Quote the data below in full, minus the images.

= Source data =
>>>

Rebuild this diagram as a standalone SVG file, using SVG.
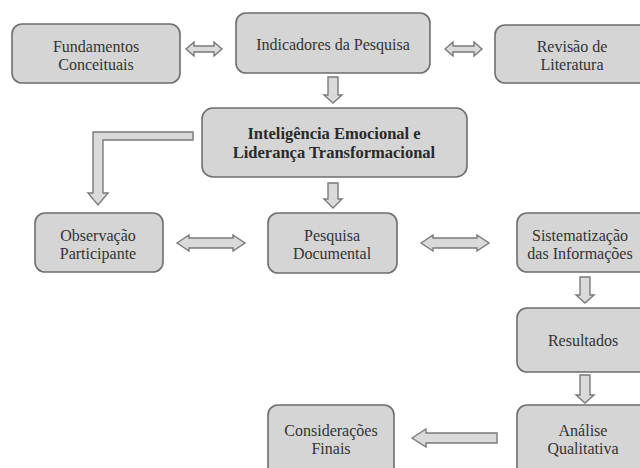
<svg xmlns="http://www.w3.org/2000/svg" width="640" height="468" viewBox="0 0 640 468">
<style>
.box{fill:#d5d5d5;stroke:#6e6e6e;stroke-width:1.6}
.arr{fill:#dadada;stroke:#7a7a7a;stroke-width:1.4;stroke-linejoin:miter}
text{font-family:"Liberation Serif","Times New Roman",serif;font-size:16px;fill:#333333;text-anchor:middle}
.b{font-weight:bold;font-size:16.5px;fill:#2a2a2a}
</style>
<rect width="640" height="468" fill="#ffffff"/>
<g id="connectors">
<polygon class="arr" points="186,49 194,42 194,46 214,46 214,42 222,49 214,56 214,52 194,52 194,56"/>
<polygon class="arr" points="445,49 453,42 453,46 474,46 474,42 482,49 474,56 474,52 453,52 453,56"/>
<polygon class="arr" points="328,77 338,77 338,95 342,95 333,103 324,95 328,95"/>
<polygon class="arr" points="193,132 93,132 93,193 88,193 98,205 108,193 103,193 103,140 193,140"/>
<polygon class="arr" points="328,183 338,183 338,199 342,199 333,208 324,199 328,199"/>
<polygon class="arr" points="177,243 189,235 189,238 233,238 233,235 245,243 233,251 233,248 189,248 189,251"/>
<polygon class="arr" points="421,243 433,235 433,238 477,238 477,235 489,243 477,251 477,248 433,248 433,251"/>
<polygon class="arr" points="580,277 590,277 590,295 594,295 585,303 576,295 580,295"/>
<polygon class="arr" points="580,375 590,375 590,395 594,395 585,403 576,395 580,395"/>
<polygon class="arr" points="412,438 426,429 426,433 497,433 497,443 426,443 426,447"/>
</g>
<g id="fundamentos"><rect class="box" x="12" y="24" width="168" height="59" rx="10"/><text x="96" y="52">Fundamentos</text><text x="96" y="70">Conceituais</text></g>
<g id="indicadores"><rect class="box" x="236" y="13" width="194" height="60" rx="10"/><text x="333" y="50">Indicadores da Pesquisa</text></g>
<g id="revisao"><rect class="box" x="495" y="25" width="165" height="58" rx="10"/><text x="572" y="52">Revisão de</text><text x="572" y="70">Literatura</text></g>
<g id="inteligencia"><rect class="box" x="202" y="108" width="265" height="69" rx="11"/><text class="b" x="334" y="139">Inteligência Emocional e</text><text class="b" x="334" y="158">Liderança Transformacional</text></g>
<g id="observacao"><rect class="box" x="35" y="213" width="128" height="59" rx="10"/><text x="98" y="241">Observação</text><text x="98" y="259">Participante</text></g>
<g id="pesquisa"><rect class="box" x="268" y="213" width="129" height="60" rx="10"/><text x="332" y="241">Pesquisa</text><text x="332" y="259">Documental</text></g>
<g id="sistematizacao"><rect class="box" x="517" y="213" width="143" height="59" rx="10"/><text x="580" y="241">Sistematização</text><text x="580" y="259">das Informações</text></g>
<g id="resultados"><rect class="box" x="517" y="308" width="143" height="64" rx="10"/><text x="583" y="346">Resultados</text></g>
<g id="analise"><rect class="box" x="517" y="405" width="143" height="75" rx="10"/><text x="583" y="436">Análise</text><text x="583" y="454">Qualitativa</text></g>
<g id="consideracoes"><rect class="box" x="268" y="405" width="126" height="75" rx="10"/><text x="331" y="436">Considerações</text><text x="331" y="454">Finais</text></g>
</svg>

<<<

= Result of this exercise =
Rebuild this diagram as a standalone SVG file, using SVG.
<svg xmlns="http://www.w3.org/2000/svg" width="640" height="468" viewBox="0 0 640 468">
<style>
.box{fill:#d5d5d5;stroke:#6e6e6e;stroke-width:1.6}
.arr{fill:#dadada;stroke:#7a7a7a;stroke-width:1.4;stroke-linejoin:miter}
text{font-family:"Liberation Serif","Times New Roman",serif;font-size:16px;fill:#333333;text-anchor:middle}
.b{font-weight:bold;font-size:16.5px;fill:#2a2a2a}
</style>
<rect width="640" height="468" fill="#ffffff"/>
<g id="connectors">
<polygon class="arr" points="186,49 194,42 194,46 214,46 214,42 222,49 214,56 214,52 194,52 194,56"/>
<polygon class="arr" points="445,49 453,42 453,46 474,46 474,42 482,49 474,56 474,52 453,52 453,56"/>
<polygon class="arr" points="328,77 338,77 338,95 342,95 333,103 324,95 328,95"/>
<polygon class="arr" points="193,132 93,132 93,193 88,193 98,205 108,193 103,193 103,140 193,140"/>
<polygon class="arr" points="328,183 338,183 338,199 342,199 333,208 324,199 328,199"/>
<polygon class="arr" points="177,243 189,235 189,238 233,238 233,235 245,243 233,251 233,248 189,248 189,251"/>
<polygon class="arr" points="421,243 433,235 433,238 477,238 477,235 489,243 477,251 477,248 433,248 433,251"/>
<polygon class="arr" points="580,277 590,277 590,295 594,295 585,303 576,295 580,295"/>
<polygon class="arr" points="580,375 590,375 590,395 594,395 585,403 576,395 580,395"/>
<polygon class="arr" points="412,438 426,429 426,433 497,433 497,443 426,443 426,447"/>
</g>
<g id="fundamentos"><rect class="box" x="12" y="24" width="168" height="59" rx="10"/><text x="96" y="52">Fundamentos</text><text x="96" y="70">Conceituais</text></g>
<g id="indicadores"><rect class="box" x="236" y="13" width="194" height="60" rx="10"/><text x="333" y="50">Indicadores da Pesquisa</text></g>
<g id="revisao"><rect class="box" x="495" y="25" width="165" height="58" rx="10"/><text x="572" y="52">Revisão de</text><text x="572" y="70">Literatura</text></g>
<g id="inteligencia"><rect class="box" x="202" y="108" width="265" height="69" rx="11"/><text class="b" x="334" y="139">Inteligência Emocional e</text><text class="b" x="334" y="158">Liderança Transformacional</text></g>
<g id="observacao"><rect class="box" x="35" y="213" width="128" height="59" rx="10"/><text x="98" y="241">Observação</text><text x="98" y="259">Participante</text></g>
<g id="pesquisa"><rect class="box" x="268" y="213" width="129" height="60" rx="10"/><text x="332" y="241">Pesquisa</text><text x="332" y="259">Documental</text></g>
<g id="sistematizacao"><rect class="box" x="517" y="213" width="143" height="59" rx="10"/><text x="580" y="241">Sistematização</text><text x="580" y="259">das Informações</text></g>
<g id="resultados"><rect class="box" x="517" y="308" width="143" height="64" rx="10"/><text x="583" y="346">Resultados</text></g>
<g id="analise"><rect class="box" x="517" y="405" width="143" height="75" rx="10"/><text x="583" y="436">Análise</text><text x="583" y="454">Qualitativa</text></g>
<g id="consideracoes"><rect class="box" x="268" y="405" width="126" height="75" rx="10"/><text x="331" y="436">Considerações</text><text x="331" y="454">Finais</text></g>
</svg>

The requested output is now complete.